The author's premises, the basis for his argument, lack any legitimate evidentiary support and render his conclusion unacceptable.
In addition, the author makes several assumptions that remain unproven.
He arguments that residential building permits are directly connected with a region's economic upturn. What the author doesn't point out is that an economic upturn in a region can have various factors. While the number of permits rises the government could also have subsidized a special key product for this reason so that there could have been an economic rally.
He also infers a decreasing unemployment rate from an increasing number of building permits.
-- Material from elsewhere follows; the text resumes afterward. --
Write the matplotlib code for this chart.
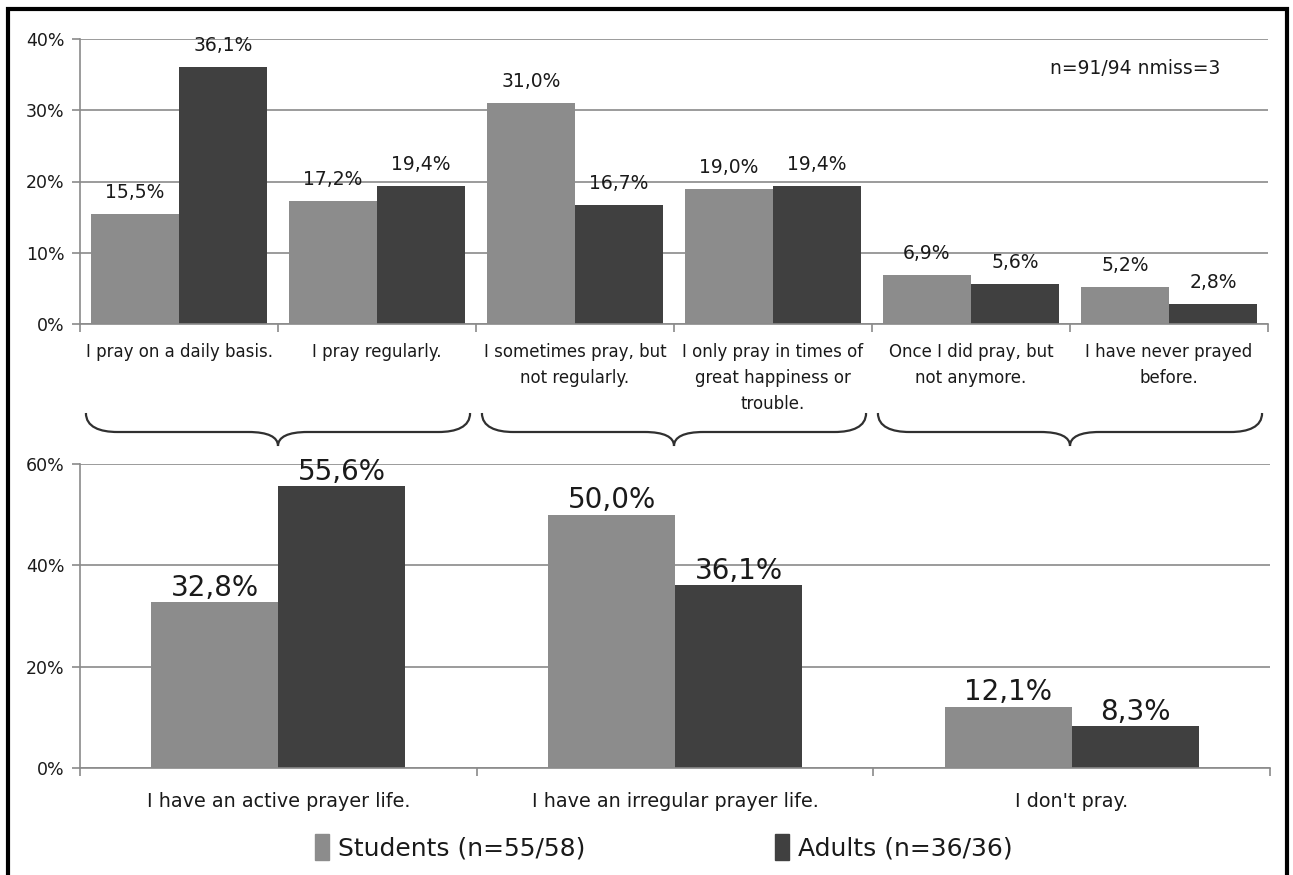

Again, unemployment rate is a complex concept and may have various factors like subsidy of particular companies or branches in this firm in order to increase employment.
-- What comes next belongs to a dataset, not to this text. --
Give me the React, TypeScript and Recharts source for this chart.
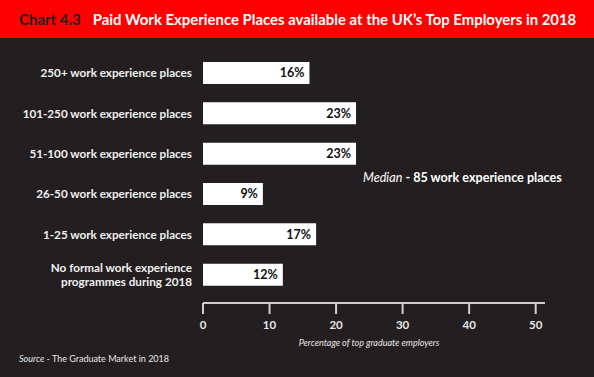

The author weakens his argument by making assumptions and failing to provide explication of the links between rising numbers of resdential building permits and an improvement of the region'S economy he assumes exist.
While the author has included various drawbacks into his argument's premises and assumptions, that is not to say that his entire argument is wihtout base.
If the author would have exemplified the improvement of economy like an increase of the regions GDP or named specific factors how the residential building permits issued could have led to an decrease of unemployment rate the author could have strengthened his statement.
Though there are several issues with the author's reasoning at present, with research and clarification, he could improve his argument significantly.
In sum, the author's illogical argument is based on unsupported premises and unsubstantiated assumptions that render his conclusion invalid.
If the author truly hopes to change his readers' minds on the issue, he would have to largely restructure his argument, fix the flaws in his logic, clearly explicate his assumptions, and provide evidentiary support. Without these things, his poorly reasoned argument will likely convince few people.